**Written problem**
Any pictures should be left out; please print exactly the lines between the line with "Write the Apache ECharts code for this chart." and the line with "const titleText = '图 20：投资新动能对制造业投资的影响力持续提升';", inclusive.

....................

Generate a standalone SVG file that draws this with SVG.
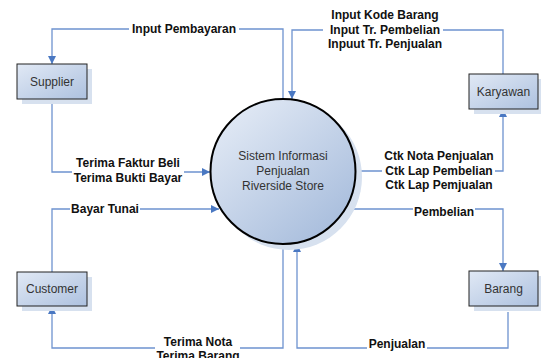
<svg xmlns="http://www.w3.org/2000/svg" width="541" height="358" viewBox="0 0 541 358">
<defs>
<linearGradient id="gBox" x1="0" y1="0" x2="1" y2="1">
<stop offset="0" stop-color="#e1e9f5"/>
<stop offset="1" stop-color="#adc1df"/>
</linearGradient>
<linearGradient id="gCirc" x1="0.15" y1="0.1" x2="0.85" y2="0.9">
<stop offset="0" stop-color="#e0e8f4"/>
<stop offset="1" stop-color="#a9bedd"/>
</linearGradient>
<marker id="arr" viewBox="0 0 10 10" refX="10" refY="5" markerWidth="8" markerHeight="8" markerUnits="userSpaceOnUse" orient="auto">
<path d="M0,0 L10,5 L0,10 Z" fill="#4a78c2"/>
</marker>
<style>
.conn{fill:none;stroke:#6e93cf;stroke-width:1.3}
.lbl{font-family:"Liberation Sans",Arial,sans-serif;font-size:12px;font-weight:bold;fill:#111;text-anchor:middle}
.bg{fill:#fff}
.box{fill:url(#gBox);stroke:#222;stroke-width:1}
.shadow{fill:#d7e1ef}
.ntxt{font-family:"Liberation Sans",Arial,sans-serif;font-size:12px;fill:#333;text-anchor:middle}
</style>
</defs>
<rect width="541" height="358" fill="#fff"/>
<g id="connectors">
<path class="conn" d="M283,99 V29 H52 V64" marker-end="url(#arr)"/>
<path class="conn" d="M503,74 V30 H292 V99" marker-end="url(#arr)"/>
<path class="conn" d="M52,99 V172 H210" marker-end="url(#arr)"/>
<path class="conn" d="M52,272 V209 H219" marker-end="url(#arr)"/>
<path class="conn" d="M357,171 H503 V109" marker-end="url(#arr)"/>
<path class="conn" d="M346,209 H503 V271" marker-end="url(#arr)"/>
<path class="conn" d="M508,312 V348 H297 V244" marker-end="url(#arr)"/>
<path class="conn" d="M283,244 V348 H52 V306" marker-end="url(#arr)"/>
<rect class="bg" x="129" y="22" width="110" height="14"/>
<rect class="bg" x="323" y="9" width="120" height="42"/>
<rect class="bg" x="72" y="157" width="112" height="29"/>
<rect class="bg" x="70" y="202" width="70" height="14"/>
<rect class="bg" x="382" y="148" width="113" height="43"/>
<rect class="bg" x="413" y="203" width="62" height="14"/>
<rect class="bg" x="367" y="338" width="60" height="14"/>
<rect class="bg" x="155" y="335" width="85" height="23"/>
<text class="lbl" x="184" y="33">Input Pembayaran</text>
<text class="lbl" x="385" y="19">Input Kode Barang</text>
<text class="lbl" x="385" y="34">Input Tr. Pembelian</text>
<text class="lbl" x="385" y="48">Inpuut Tr. Penjualan</text>
<text class="lbl" x="128" y="167">Terima Faktur Beli</text>
<text class="lbl" x="128" y="182">Terima Bukti Bayar</text>
<text class="lbl" x="105" y="213">Bayar Tunai</text>
<text class="lbl" x="439" y="160">Ctk Nota Penjualan</text>
<text class="lbl" x="439" y="175">Ctk Lap Pembelian</text>
<text class="lbl" x="439" y="189">Ctk Lap Pemjualan</text>
<text class="lbl" x="444" y="216">Pembelian</text>
<text class="lbl" x="397" y="348">Penjualan</text>
<text class="lbl" x="198" y="346">Terima Nota</text>
<text class="lbl" x="198" y="360">Terima Barang</text>
</g>
<g id="proses">
<circle cx="289" cy="177" r="73" class="shadow"/>
<circle cx="283" cy="171.5" r="72.5" fill="url(#gCirc)" stroke="#000" stroke-width="2"/>
<text class="ntxt" x="283" y="160">Sistem Informasi</text>
<text class="ntxt" x="283" y="175">Penjualan</text>
<text class="ntxt" x="283" y="190">Riverside Store</text>
</g>
<g id="supplier">
<rect class="shadow" x="22" y="69" width="70" height="35"/>
<rect class="box" x="17" y="64" width="70" height="35"/>
<text class="ntxt" x="52" y="86">Supplier</text>
</g>
<g id="karyawan">
<rect class="shadow" x="474" y="79" width="69" height="35"/>
<rect class="box" x="469" y="74" width="69" height="35"/>
<text class="ntxt" x="503.5" y="96">Karyawan</text>
</g>
<g id="customer">
<rect class="shadow" x="22" y="277" width="70" height="34"/>
<rect class="box" x="17" y="272" width="70" height="34"/>
<text class="ntxt" x="52" y="293">Customer</text>
</g>
<g id="barang">
<rect class="shadow" x="474" y="276" width="69" height="35"/>
<rect class="box" x="469" y="271" width="69" height="35"/>
<text class="ntxt" x="503.5" y="293">Barang</text>
</g>
</svg>
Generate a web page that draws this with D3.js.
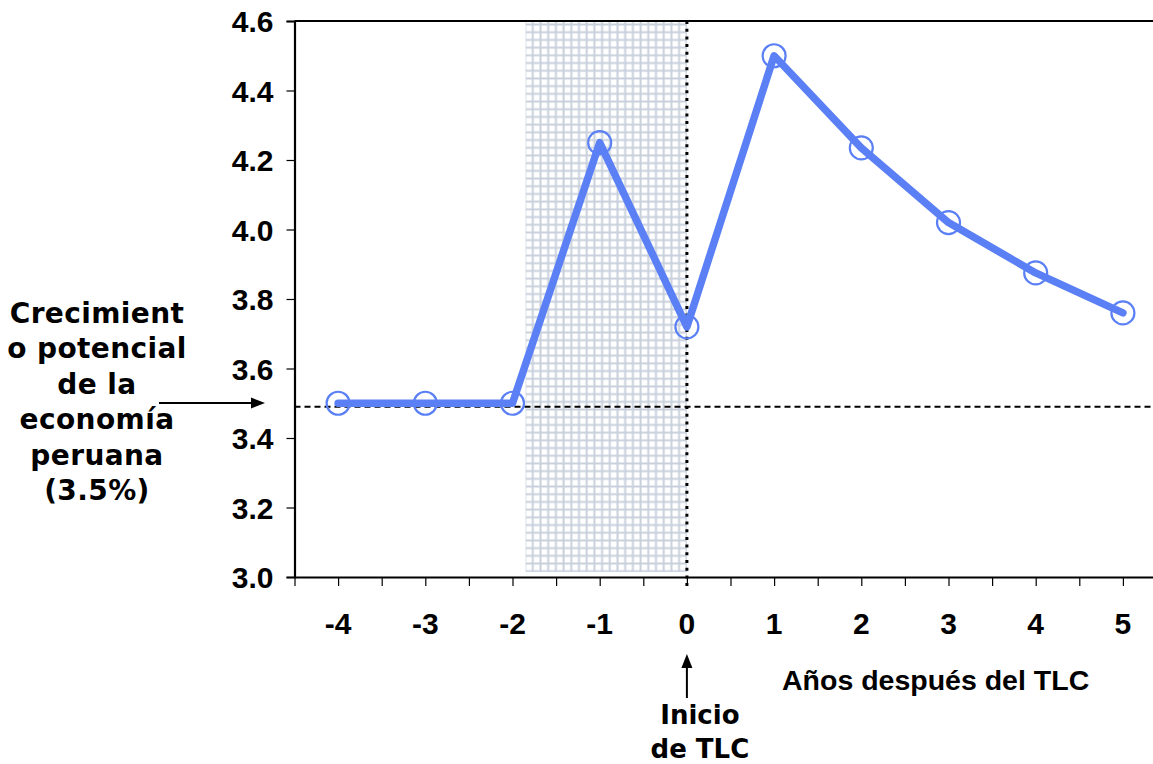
<!DOCTYPE html>
<html>
<head>
<meta charset="utf-8">
<script src="https://cdn.jsdelivr.net/npm/d3@7"></script>
<style>
  body { margin: 0; background: #fff; }
  svg { display: block; }
</style>
</head>
<body>
<div id="chart"></div>
<script>
// datos
const years = [-4, -3, -2, -1, 0, 1, 2, 3, 4, 5];
const growth = [3.5, 3.5, 3.5, 4.25, 3.72, 4.5, 4.235, 4.02, 3.875, 3.76];
const yTicks = [3.0, 3.2, 3.4, 3.6, 3.8, 4.0, 4.2, 4.4, 4.6];
const potentialLevel = 3.49;
const shadeFrom = -1.85, shadeTo = 0;
const leftLabel = ["Crecimient", "o potencial", "de la", "economía", "peruana", "(3.5%)"];
const startLabel = ["Inicio", "de TLC"];
const xTitle = "Años después del TLC";

const width = 1153, height = 764;
const blue = "#5b80f5";
const arial = "'Liberation Sans', Arial, sans-serif";
const verdana = "'DejaVu Sans', Verdana, sans-serif";

const svg = d3.select("#chart").append("svg")
  .attr("width", width)
  .attr("height", height);

const x = d3.scaleLinear().domain([-4.5, 5.5]).range([294.5, 1166.5]);
const y = d3.scaleLinear().domain([3.0, 4.6]).range([577, 21]);

// patrón de cuadrícula para la zona sombreada
const cell = 7.7;
const pat = svg.append("defs").append("pattern")
  .attr("id", "grid")
  .attr("patternUnits", "userSpaceOnUse")
  .attr("width", cell)
  .attr("height", cell);
pat.append("rect").attr("width", cell).attr("height", cell).attr("fill", "#fff");
pat.append("path")
  .attr("d", `M0,1.5H${cell}M1.5,0V${cell}`)
  .attr("stroke", "#c8d0dc")
  .attr("stroke-width", 2);

svg.append("rect")
  .attr("x", x(shadeFrom))
  .attr("y", y(4.6))
  .attr("width", x(shadeTo) - x(shadeFrom))
  .attr("height", y(3.0) - y(4.6) - 5)
  .attr("fill", "url(#grid)");

// línea de crecimiento potencial
svg.append("line")
  .attr("x1", x(-4.5)).attr("x2", width)
  .attr("y1", y(potentialLevel)).attr("y2", y(potentialLevel))
  .attr("stroke", "#000")
  .attr("stroke-width", 2)
  .attr("stroke-dasharray", "6,4");

// marco superior
svg.append("line")
  .attr("x1", x(-4.5)).attr("x2", width)
  .attr("y1", y(4.6)).attr("y2", y(4.6))
  .attr("stroke", "#000").attr("stroke-width", 2.2);

// eje Y
const yAxis = svg.append("g")
  .attr("transform", `translate(${x(-4.5)},0)`)
  .call(d3.axisLeft(y).tickValues(yTicks).tickFormat(d3.format(".1f")).tickSize(8).tickPadding(13));
yAxis.select(".domain").attr("stroke-width", 2.2);
yAxis.selectAll(".tick line").attr("stroke-width", 1.2);
yAxis.selectAll("text")
  .style("font-family", arial)
  .style("font-weight", "bold")
  .style("font-size", "30px")
  .attr("fill", "#000")
  .attr("dy", "0.36em");

// eje X
const halfTicks = d3.range(-4.5, 5.51, 0.5);
const xAxis = svg.append("g")
  .attr("transform", `translate(0,${y(3.0)})`)
  .call(d3.axisBottom(x).tickValues(halfTicks).tickFormat("").tickSize(9).tickSizeOuter(0));
xAxis.select(".domain").attr("stroke-width", 2.2);
xAxis.selectAll(".tick line").attr("stroke-width", 1.2);

svg.append("g").selectAll("text")
  .data(years)
  .join("text")
  .attr("x", d => x(d))
  .attr("y", 634)
  .attr("text-anchor", "middle")
  .style("font-family", arial)
  .style("font-weight", "bold")
  .style("font-size", "30px")
  .text(d => d);

// línea punteada de inicio del TLC
svg.append("line")
  .attr("x1", x(0)).attr("x2", x(0))
  .attr("y1", y(4.6)).attr("y2", y(3.0) + 10)
  .attr("stroke", "#000")
  .attr("stroke-width", 3)
  .attr("stroke-dasharray", "3,4.7");

// serie
const pts = years.map((d, i) => [d, growth[i]]);
svg.append("path")
  .datum(pts)
  .attr("d", d3.line().x(d => x(d[0])).y(d => y(d[1])))
  .attr("fill", "none")
  .attr("stroke", blue)
  .attr("stroke-width", 7.5)
  .attr("stroke-linejoin", "round")
  .attr("stroke-linecap", "round");

svg.append("g").selectAll("circle")
  .data(pts)
  .join("circle")
  .attr("cx", d => x(d[0]))
  .attr("cy", d => y(d[1]))
  .attr("r", 11.5)
  .attr("fill", "none")
  .attr("stroke", blue)
  .attr("stroke-width", 2.2);

// texto de la izquierda
svg.append("g").selectAll("text")
  .data(leftLabel)
  .join("text")
  .attr("x", 97)
  .attr("y", (d, i) => 323 + i * 35.4)
  .attr("text-anchor", "middle")
  .style("font-family", verdana)
  .style("font-weight", "bold")
  .style("font-size", "28px")
  .style("letter-spacing", "0.4px")
  .text(d => d);

// flecha izquierda
svg.append("line")
  .attr("x1", 159).attr("x2", 253)
  .attr("y1", 403).attr("y2", 403)
  .attr("stroke", "#000").attr("stroke-width", 2);
svg.append("path")
  .attr("d", "M265,403L251,397.5L251,408.5Z")
  .attr("fill", "#000");

// flecha de inicio
svg.append("line")
  .attr("x1", x(0)).attr("x2", x(0))
  .attr("y1", 698).attr("y2", 665)
  .attr("stroke", "#000").attr("stroke-width", 2);
svg.append("path")
  .attr("d", `M${x(0)},654L${x(0) - 5.5},668L${x(0) + 5.5},668Z`)
  .attr("fill", "#000");

svg.append("g").selectAll("text")
  .data(startLabel)
  .join("text")
  .attr("x", x(0) + 13)
  .attr("y", (d, i) => 724 + i * 34)
  .attr("text-anchor", "middle")
  .style("font-family", verdana)
  .style("font-weight", "bold")
  .style("font-size", "26px")
  .text(d => d);

svg.append("text")
  .attr("x", 782)
  .attr("y", 690)
  .style("font-family", arial)
  .style("font-weight", "bold")
  .style("font-size", "28.5px")
  .text(xTitle);
</script>
</body>
</html>
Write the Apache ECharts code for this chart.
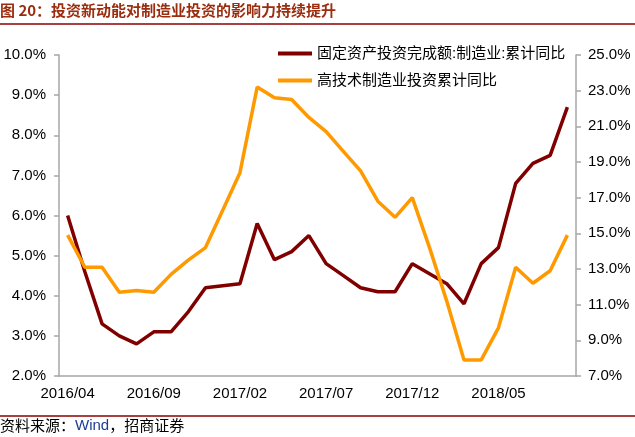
<!DOCTYPE html>
<html>
<head>
<meta charset="utf-8">
<script src="https://cdn.jsdelivr.net/npm/echarts@6/dist/echarts.min.js"></script>
<style>
html,body{margin:0;padding:0;background:#fff;}
#c{width:635px;height:437px;}
</style>
</head>
<body>
<div id="c"></div>
<script>
const categories = [
  '2016/04','2016/05','2016/06','2016/07','2016/08','2016/09','2016/10','2016/11','2016/12',
  '2017/01','2017/02','2017/03','2017/04','2017/05','2017/06','2017/07','2017/08','2017/09','2017/10','2017/11','2017/12',
  '2018/01','2018/02','2018/03','2018/04','2018/05','2018/06','2018/07','2018/08','2018/09'
];
// 固定资产投资完成额:制造业:累计同比 (left axis, %)
const mfgFAI = [6.0,4.6,3.3,3.0,2.8,3.1,3.1,3.6,4.2,4.25,4.3,5.8,4.9,5.1,5.5,4.8,4.5,4.2,4.1,4.1,4.8,4.55,4.3,3.8,4.8,5.2,6.8,7.3,7.5,8.7];
// 高技术制造业投资累计同比 (right axis, %)
const hiTech = [14.9,13.1,13.1,11.7,11.8,11.7,12.7,13.5,14.2,16.3,18.4,23.2,22.6,22.5,21.5,20.7,19.6,18.5,16.8,15.9,17.0,14.2,11.2,7.9,7.9,9.7,13.1,12.2,12.9,14.9];
const seriesNames = ['固定资产投资完成额:制造业:累计同比','高技术制造业投资累计同比'];
const titleText = '图 20：投资新动能对制造业投资的影响力持续提升';

const chart = echarts.init(document.getElementById('c'), null, {renderer:'canvas'});
const FONT = '"Liberation Sans", Arial, "Noto Sans CJK SC", sans-serif';
const axisGray = '#A6A6A6';
chart.setOption({
  animation:false,
  backgroundColor:'#fff',
  grid:{left:59, right:59, top:55, bottom:61, containLabel:false},
  legend:{
    orient:'vertical', left:273, top:41, itemWidth:34, itemHeight:4, itemGap:12,
    icon:'rect',
    textStyle:{fontSize:15, color:'#000', fontFamily:FONT},
    data:seriesNames
  },
  xAxis:{
    type:'category', data:categories, boundaryGap:true,
    axisLine:{lineStyle:{color:axisGray, width:1.5}},
    axisTick:{interval:4, length:5, lineStyle:{color:axisGray, width:1.5}},
    axisLabel:{interval:4, margin:10, fontSize:15, color:'#000', fontFamily:FONT},
    splitLine:{show:false}
  },
  yAxis:[{
    type:'value', min:2, max:10, interval:1, position:'left',
    axisLine:{show:true, lineStyle:{color:axisGray, width:1.5}},
    axisTick:{show:true, length:5, lineStyle:{color:axisGray, width:1.5}},
    axisLabel:{margin:13, fontSize:15, color:'#000', fontFamily:FONT, formatter:v=>v.toFixed(1)+'%'},
    splitLine:{show:false}
  },{
    type:'value', min:7, max:25, interval:2, position:'right',
    axisLine:{show:true, lineStyle:{color:axisGray, width:1.5}},
    axisTick:{show:true, length:5, lineStyle:{color:axisGray, width:1.5}},
    axisLabel:{margin:12, fontSize:15, color:'#000', fontFamily:FONT, formatter:v=>v.toFixed(1)+'%'},
    splitLine:{show:false}
  }],
  series:[{
    name:seriesNames[0], type:'line', yAxisIndex:0, data:mfgFAI,
    symbol:'none', color:'#800000', lineStyle:{width:3.5, color:'#800000'}
  },{
    name:seriesNames[1], type:'line', yAxisIndex:1, data:hiTech,
    symbol:'none', color:'#FF9900', lineStyle:{width:3.5, color:'#FF9900'}
  }],
  graphic:[
    {type:'text', left:0, top:3, style:{text:titleText, fontSize:15, fontWeight:'bold', fill:'#9B2D0E', fontFamily:'"Noto Sans CJK SC", sans-serif'}},
    {type:'line', shape:{x1:0, y1:24, x2:635, y2:24}, style:{stroke:'#8B0000', lineWidth:1.5}},
    {type:'line', shape:{x1:0, y1:416, x2:635, y2:416}, style:{stroke:'#8B0000', lineWidth:1.5}},
    {type:'text', left:0, top:418, style:{
      rich:{a:{fontSize:15, fill:'#000', fontFamily:'"Noto Sans CJK SC", sans-serif'}, b:{fontSize:15, fill:'#1F3C99', fontFamily:FONT}},
      text:'{a|资料来源：}{b|Wind}{a|，招商证券}'
    }}
  ]
});
</script>
</body>
</html>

....................

**Task result**
Write the Apache ECharts code for this chart.
<!DOCTYPE html>
<html>
<head>
<meta charset="utf-8">
<script src="https://cdn.jsdelivr.net/npm/echarts@6/dist/echarts.min.js"></script>
<style>
html,body{margin:0;padding:0;background:#fff;}
#c{width:635px;height:437px;}
</style>
</head>
<body>
<div id="c"></div>
<script>
const categories = [
  '2016/04','2016/05','2016/06','2016/07','2016/08','2016/09','2016/10','2016/11','2016/12',
  '2017/01','2017/02','2017/03','2017/04','2017/05','2017/06','2017/07','2017/08','2017/09','2017/10','2017/11','2017/12',
  '2018/01','2018/02','2018/03','2018/04','2018/05','2018/06','2018/07','2018/08','2018/09'
];
// 固定资产投资完成额:制造业:累计同比 (left axis, %)
const mfgFAI = [6.0,4.6,3.3,3.0,2.8,3.1,3.1,3.6,4.2,4.25,4.3,5.8,4.9,5.1,5.5,4.8,4.5,4.2,4.1,4.1,4.8,4.55,4.3,3.8,4.8,5.2,6.8,7.3,7.5,8.7];
// 高技术制造业投资累计同比 (right axis, %)
const hiTech = [14.9,13.1,13.1,11.7,11.8,11.7,12.7,13.5,14.2,16.3,18.4,23.2,22.6,22.5,21.5,20.7,19.6,18.5,16.8,15.9,17.0,14.2,11.2,7.9,7.9,9.7,13.1,12.2,12.9,14.9];
const seriesNames = ['固定资产投资完成额:制造业:累计同比','高技术制造业投资累计同比'];
const titleText = '图 20：投资新动能对制造业投资的影响力持续提升';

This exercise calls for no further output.